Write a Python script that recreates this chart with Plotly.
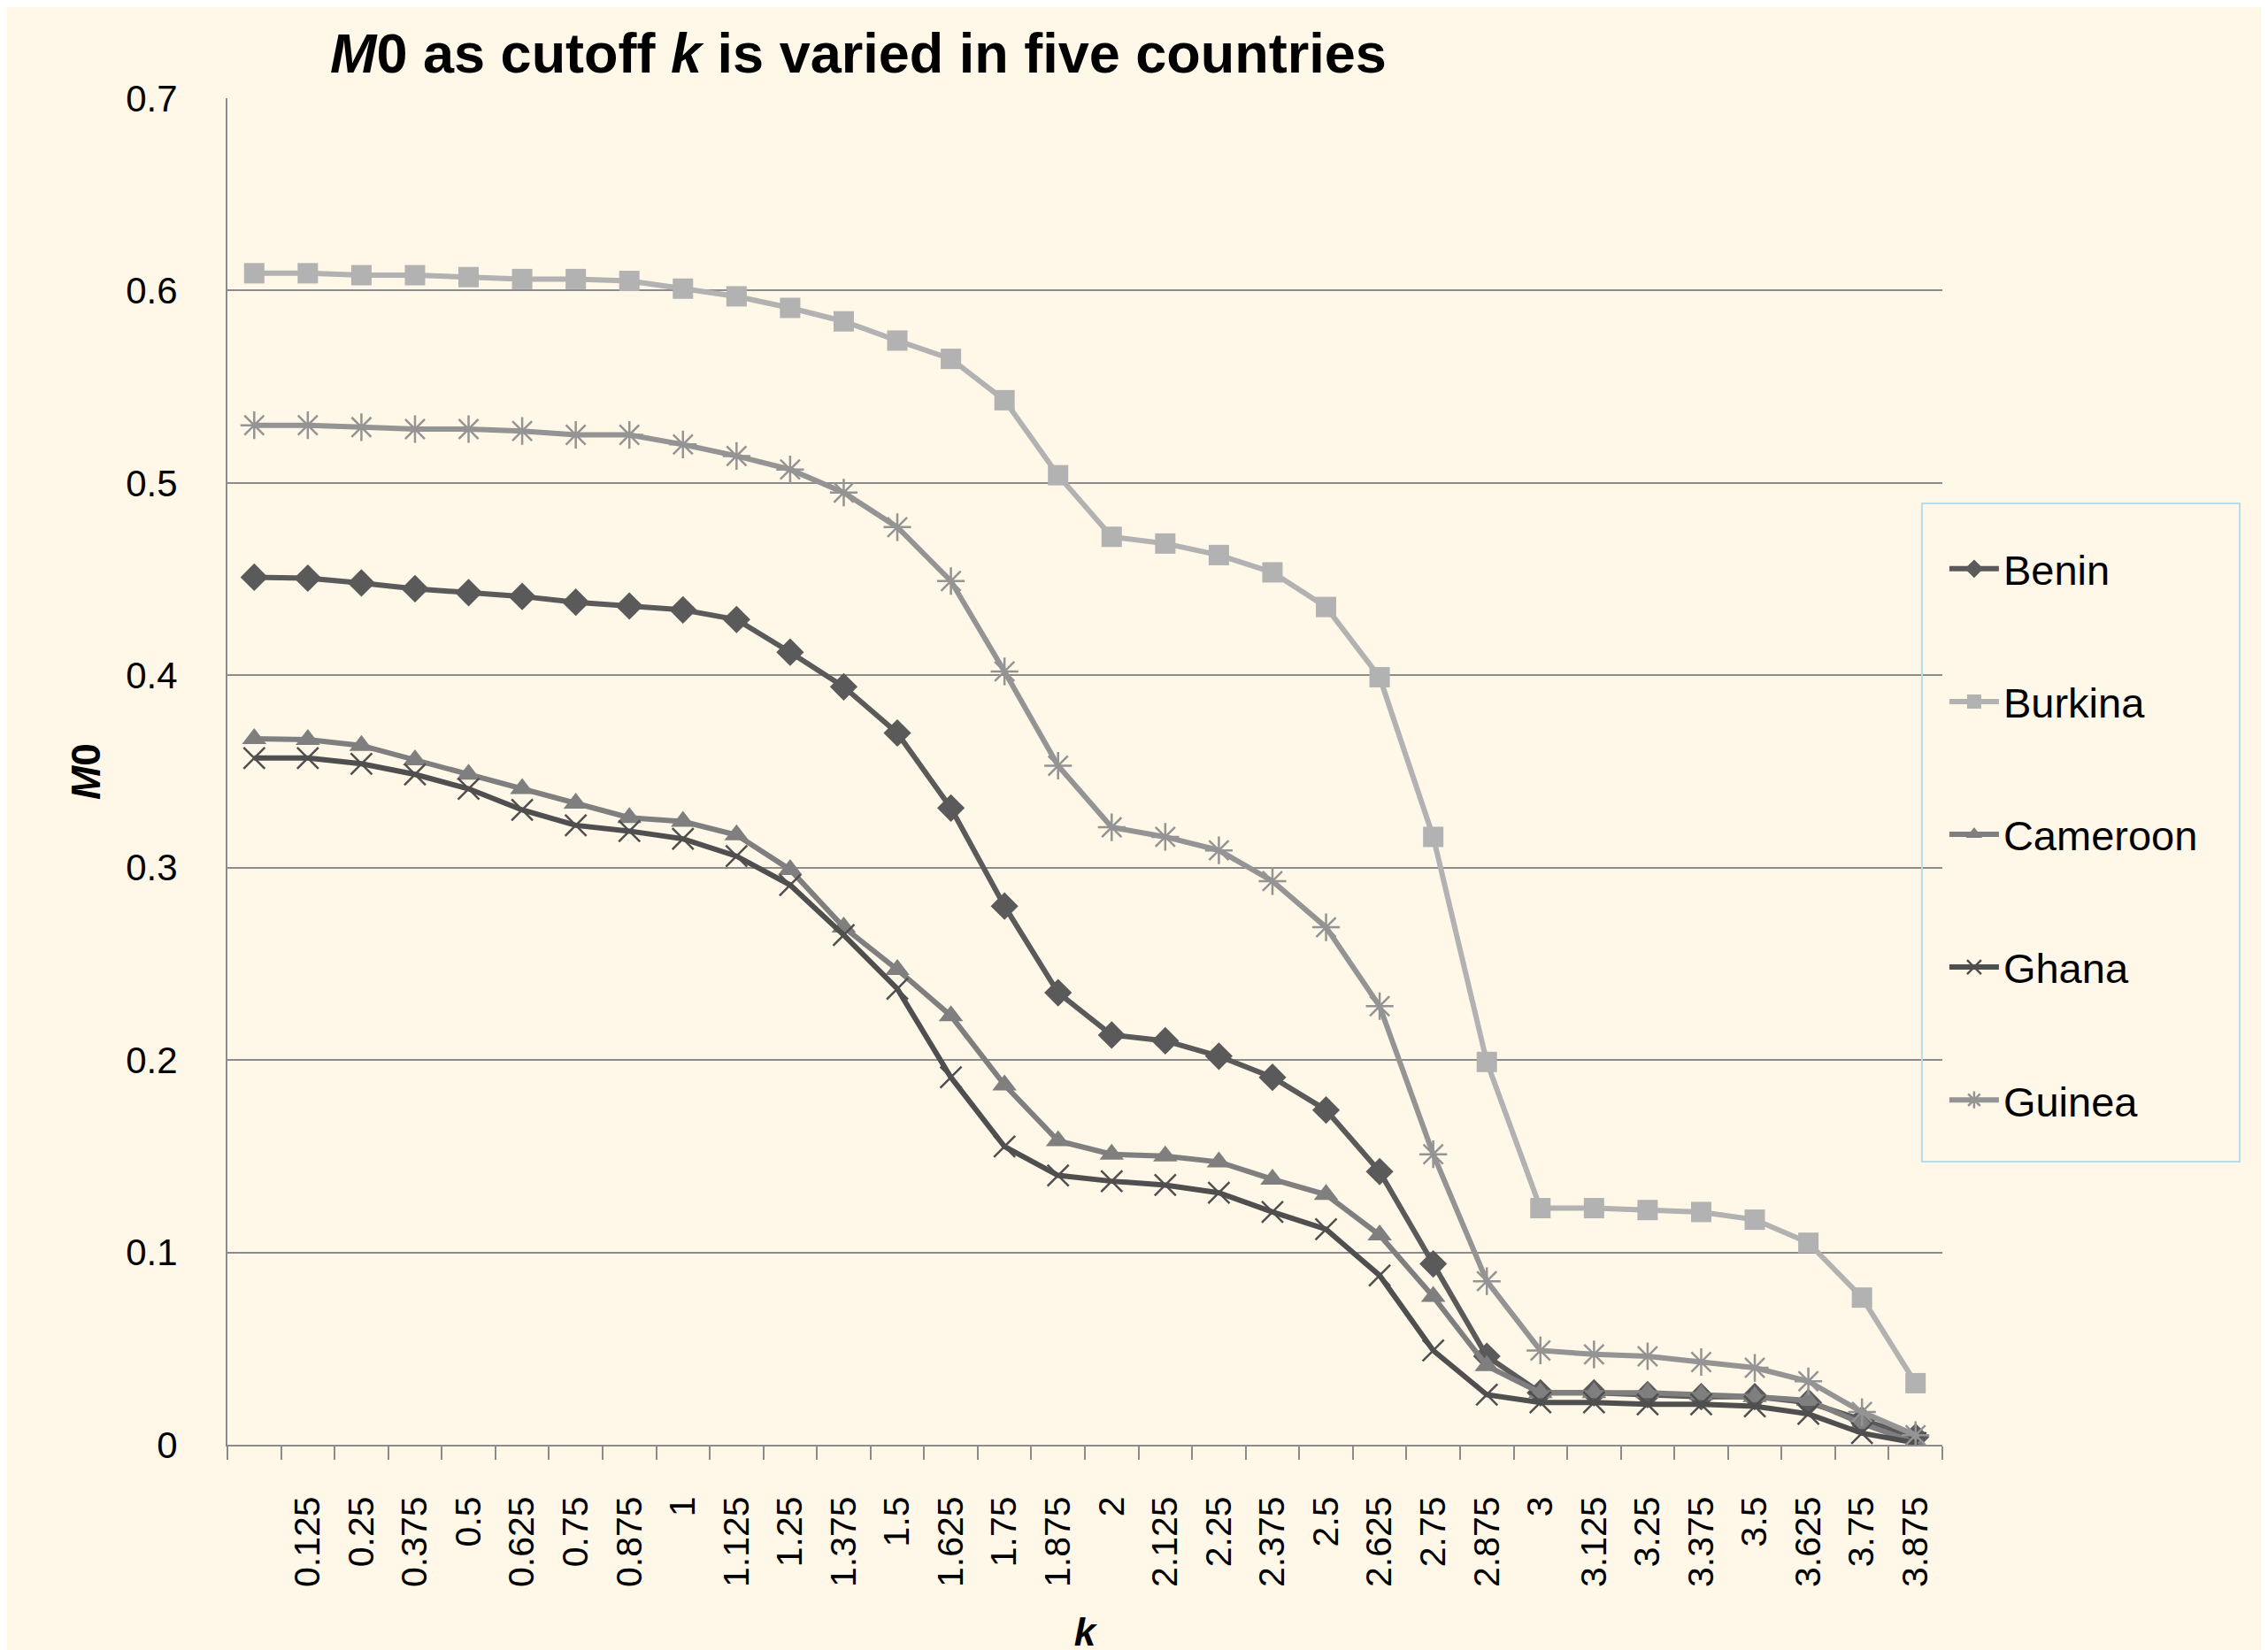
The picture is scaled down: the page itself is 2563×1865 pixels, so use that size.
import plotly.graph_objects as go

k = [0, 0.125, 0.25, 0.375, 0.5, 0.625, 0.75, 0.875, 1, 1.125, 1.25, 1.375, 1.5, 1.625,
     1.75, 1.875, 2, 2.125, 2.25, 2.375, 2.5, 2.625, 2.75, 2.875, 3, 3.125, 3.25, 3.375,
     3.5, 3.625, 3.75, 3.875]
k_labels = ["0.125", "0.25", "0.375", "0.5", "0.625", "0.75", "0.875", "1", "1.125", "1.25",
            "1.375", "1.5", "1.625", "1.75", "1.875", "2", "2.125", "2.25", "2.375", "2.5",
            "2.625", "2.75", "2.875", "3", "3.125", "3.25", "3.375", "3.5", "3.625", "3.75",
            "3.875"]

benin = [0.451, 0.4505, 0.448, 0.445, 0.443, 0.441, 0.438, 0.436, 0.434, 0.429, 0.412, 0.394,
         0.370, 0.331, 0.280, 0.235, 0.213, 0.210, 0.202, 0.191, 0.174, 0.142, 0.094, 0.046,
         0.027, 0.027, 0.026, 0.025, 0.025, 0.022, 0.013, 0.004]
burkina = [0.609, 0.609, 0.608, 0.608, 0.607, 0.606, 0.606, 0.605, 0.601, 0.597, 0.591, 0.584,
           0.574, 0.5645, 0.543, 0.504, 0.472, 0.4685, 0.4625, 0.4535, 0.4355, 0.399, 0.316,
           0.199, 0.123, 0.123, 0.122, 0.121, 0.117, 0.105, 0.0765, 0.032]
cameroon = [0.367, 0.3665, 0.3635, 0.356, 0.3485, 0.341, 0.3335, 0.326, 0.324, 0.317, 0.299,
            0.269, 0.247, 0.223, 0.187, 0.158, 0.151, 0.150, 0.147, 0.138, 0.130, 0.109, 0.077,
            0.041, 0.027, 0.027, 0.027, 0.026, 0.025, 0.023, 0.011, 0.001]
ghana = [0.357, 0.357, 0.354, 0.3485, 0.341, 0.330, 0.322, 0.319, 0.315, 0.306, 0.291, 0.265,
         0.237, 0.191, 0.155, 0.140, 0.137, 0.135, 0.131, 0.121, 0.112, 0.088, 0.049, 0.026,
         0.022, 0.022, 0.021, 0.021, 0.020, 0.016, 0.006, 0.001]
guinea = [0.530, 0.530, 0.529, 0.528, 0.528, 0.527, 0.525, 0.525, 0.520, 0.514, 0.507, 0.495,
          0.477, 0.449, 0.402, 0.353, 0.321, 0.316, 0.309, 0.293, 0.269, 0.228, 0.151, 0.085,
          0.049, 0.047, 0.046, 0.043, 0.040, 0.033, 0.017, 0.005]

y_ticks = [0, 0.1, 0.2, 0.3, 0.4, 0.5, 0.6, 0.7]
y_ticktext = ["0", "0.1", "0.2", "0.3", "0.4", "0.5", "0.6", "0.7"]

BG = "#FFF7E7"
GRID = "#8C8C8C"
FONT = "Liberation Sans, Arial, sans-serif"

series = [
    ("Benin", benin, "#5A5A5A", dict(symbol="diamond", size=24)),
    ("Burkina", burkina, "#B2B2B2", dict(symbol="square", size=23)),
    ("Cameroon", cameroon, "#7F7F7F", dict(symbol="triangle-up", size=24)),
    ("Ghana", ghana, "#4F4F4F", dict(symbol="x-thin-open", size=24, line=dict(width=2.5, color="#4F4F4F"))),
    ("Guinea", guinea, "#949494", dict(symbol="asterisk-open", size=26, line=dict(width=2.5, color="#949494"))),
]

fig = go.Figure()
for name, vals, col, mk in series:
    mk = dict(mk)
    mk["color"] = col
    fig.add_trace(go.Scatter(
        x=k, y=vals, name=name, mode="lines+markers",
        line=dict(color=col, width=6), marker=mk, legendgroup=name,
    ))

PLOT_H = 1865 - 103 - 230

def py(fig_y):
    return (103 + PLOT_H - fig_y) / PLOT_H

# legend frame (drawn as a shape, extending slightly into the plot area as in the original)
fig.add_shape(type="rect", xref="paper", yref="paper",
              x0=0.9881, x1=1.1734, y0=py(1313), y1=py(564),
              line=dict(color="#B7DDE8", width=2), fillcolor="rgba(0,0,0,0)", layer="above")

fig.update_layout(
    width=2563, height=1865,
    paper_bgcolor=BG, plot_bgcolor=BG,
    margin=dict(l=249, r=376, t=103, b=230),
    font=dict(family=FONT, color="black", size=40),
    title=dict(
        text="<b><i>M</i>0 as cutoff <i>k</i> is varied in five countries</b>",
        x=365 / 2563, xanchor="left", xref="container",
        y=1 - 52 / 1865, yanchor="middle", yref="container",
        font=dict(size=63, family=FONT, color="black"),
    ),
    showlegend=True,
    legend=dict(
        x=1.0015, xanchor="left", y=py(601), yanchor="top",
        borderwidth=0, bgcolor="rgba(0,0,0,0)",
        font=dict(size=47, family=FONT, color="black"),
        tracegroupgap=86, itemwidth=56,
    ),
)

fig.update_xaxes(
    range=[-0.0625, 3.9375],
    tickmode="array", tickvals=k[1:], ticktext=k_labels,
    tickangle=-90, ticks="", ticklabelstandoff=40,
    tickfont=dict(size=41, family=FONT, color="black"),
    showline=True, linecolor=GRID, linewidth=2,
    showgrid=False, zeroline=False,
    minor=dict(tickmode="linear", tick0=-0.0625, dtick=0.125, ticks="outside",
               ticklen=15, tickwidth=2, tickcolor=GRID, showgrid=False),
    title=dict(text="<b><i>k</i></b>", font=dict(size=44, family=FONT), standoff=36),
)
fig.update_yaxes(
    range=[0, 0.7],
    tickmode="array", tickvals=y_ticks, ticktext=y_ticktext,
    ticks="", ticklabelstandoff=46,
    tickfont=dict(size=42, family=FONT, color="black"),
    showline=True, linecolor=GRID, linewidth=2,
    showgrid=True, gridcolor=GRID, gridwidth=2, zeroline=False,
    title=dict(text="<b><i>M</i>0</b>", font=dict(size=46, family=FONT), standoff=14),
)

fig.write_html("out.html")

◆ Given problem ◆
Repeat the listing in full and exactly. Do not include any images.

◆ The solution ◆
Write a Python script that recreates this chart with Plotly.
The picture is scaled down: the page itself is 2563×1865 pixels, so use that size.
import plotly.graph_objects as go

k = [0, 0.125, 0.25, 0.375, 0.5, 0.625, 0.75, 0.875, 1, 1.125, 1.25, 1.375, 1.5, 1.625,
     1.75, 1.875, 2, 2.125, 2.25, 2.375, 2.5, 2.625, 2.75, 2.875, 3, 3.125, 3.25, 3.375,
     3.5, 3.625, 3.75, 3.875]
k_labels = ["0.125", "0.25", "0.375", "0.5", "0.625", "0.75", "0.875", "1", "1.125", "1.25",
            "1.375", "1.5", "1.625", "1.75", "1.875", "2", "2.125", "2.25", "2.375", "2.5",
            "2.625", "2.75", "2.875", "3", "3.125", "3.25", "3.375", "3.5", "3.625", "3.75",
            "3.875"]

benin = [0.451, 0.4505, 0.448, 0.445, 0.443, 0.441, 0.438, 0.436, 0.434, 0.429, 0.412, 0.394,
         0.370, 0.331, 0.280, 0.235, 0.213, 0.210, 0.202, 0.191, 0.174, 0.142, 0.094, 0.046,
         0.027, 0.027, 0.026, 0.025, 0.025, 0.022, 0.013, 0.004]
burkina = [0.609, 0.609, 0.608, 0.608, 0.607, 0.606, 0.606, 0.605, 0.601, 0.597, 0.591, 0.584,
           0.574, 0.5645, 0.543, 0.504, 0.472, 0.4685, 0.4625, 0.4535, 0.4355, 0.399, 0.316,
           0.199, 0.123, 0.123, 0.122, 0.121, 0.117, 0.105, 0.0765, 0.032]
cameroon = [0.367, 0.3665, 0.3635, 0.356, 0.3485, 0.341, 0.3335, 0.326, 0.324, 0.317, 0.299,
            0.269, 0.247, 0.223, 0.187, 0.158, 0.151, 0.150, 0.147, 0.138, 0.130, 0.109, 0.077,
            0.041, 0.027, 0.027, 0.027, 0.026, 0.025, 0.023, 0.011, 0.001]
ghana = [0.357, 0.357, 0.354, 0.3485, 0.341, 0.330, 0.322, 0.319, 0.315, 0.306, 0.291, 0.265,
         0.237, 0.191, 0.155, 0.140, 0.137, 0.135, 0.131, 0.121, 0.112, 0.088, 0.049, 0.026,
         0.022, 0.022, 0.021, 0.021, 0.020, 0.016, 0.006, 0.001]
guinea = [0.530, 0.530, 0.529, 0.528, 0.528, 0.527, 0.525, 0.525, 0.520, 0.514, 0.507, 0.495,
          0.477, 0.449, 0.402, 0.353, 0.321, 0.316, 0.309, 0.293, 0.269, 0.228, 0.151, 0.085,
          0.049, 0.047, 0.046, 0.043, 0.040, 0.033, 0.017, 0.005]

y_ticks = [0, 0.1, 0.2, 0.3, 0.4, 0.5, 0.6, 0.7]
y_ticktext = ["0", "0.1", "0.2", "0.3", "0.4", "0.5", "0.6", "0.7"]

BG = "#FFF7E7"
GRID = "#8C8C8C"
FONT = "Liberation Sans, Arial, sans-serif"

series = [
    ("Benin", benin, "#5A5A5A", dict(symbol="diamond", size=24)),
    ("Burkina", burkina, "#B2B2B2", dict(symbol="square", size=23)),
    ("Cameroon", cameroon, "#7F7F7F", dict(symbol="triangle-up", size=24)),
    ("Ghana", ghana, "#4F4F4F", dict(symbol="x-thin-open", size=24, line=dict(width=2.5, color="#4F4F4F"))),
    ("Guinea", guinea, "#949494", dict(symbol="asterisk-open", size=26, line=dict(width=2.5, color="#949494"))),
]

fig = go.Figure()
for name, vals, col, mk in series:
    mk = dict(mk)
    mk["color"] = col
    fig.add_trace(go.Scatter(
        x=k, y=vals, name=name, mode="lines+markers",
        line=dict(color=col, width=6), marker=mk, legendgroup=name,
    ))

PLOT_H = 1865 - 103 - 230

def py(fig_y):
    return (103 + PLOT_H - fig_y) / PLOT_H

# legend frame (drawn as a shape, extending slightly into the plot area as in the original)
fig.add_shape(type="rect", xref="paper", yref="paper",
              x0=0.9881, x1=1.1734, y0=py(1313), y1=py(564),
              line=dict(color="#B7DDE8", width=2), fillcolor="rgba(0,0,0,0)", layer="above")

fig.update_layout(
    width=2563, height=1865,
    paper_bgcolor=BG, plot_bgcolor=BG,
    margin=dict(l=249, r=376, t=103, b=230),
    font=dict(family=FONT, color="black", size=40),
    title=dict(
        text="<b><i>M</i>0 as cutoff <i>k</i> is varied in five countries</b>",
        x=365 / 2563, xanchor="left", xref="container",
        y=1 - 52 / 1865, yanchor="middle", yref="container",
        font=dict(size=63, family=FONT, color="black"),
    ),
    showlegend=True,
    legend=dict(
        x=1.0015, xanchor="left", y=py(601), yanchor="top",
        borderwidth=0, bgcolor="rgba(0,0,0,0)",
        font=dict(size=47, family=FONT, color="black"),
        tracegroupgap=86, itemwidth=56,
    ),
)

fig.update_xaxes(
    range=[-0.0625, 3.9375],
    tickmode="array", tickvals=k[1:], ticktext=k_labels,
    tickangle=-90, ticks="", ticklabelstandoff=40,
    tickfont=dict(size=41, family=FONT, color="black"),
    showline=True, linecolor=GRID, linewidth=2,
    showgrid=False, zeroline=False,
    minor=dict(tickmode="linear", tick0=-0.0625, dtick=0.125, ticks="outside",
               ticklen=15, tickwidth=2, tickcolor=GRID, showgrid=False),
    title=dict(text="<b><i>k</i></b>", font=dict(size=44, family=FONT), standoff=36),
)
fig.update_yaxes(
    range=[0, 0.7],
    tickmode="array", tickvals=y_ticks, ticktext=y_ticktext,
    ticks="", ticklabelstandoff=46,
    tickfont=dict(size=42, family=FONT, color="black"),
    showline=True, linecolor=GRID, linewidth=2,
    showgrid=True, gridcolor=GRID, gridwidth=2, zeroline=False,
    title=dict(text="<b><i>M</i>0</b>", font=dict(size=46, family=FONT), standoff=14),
)

fig.write_html("out.html")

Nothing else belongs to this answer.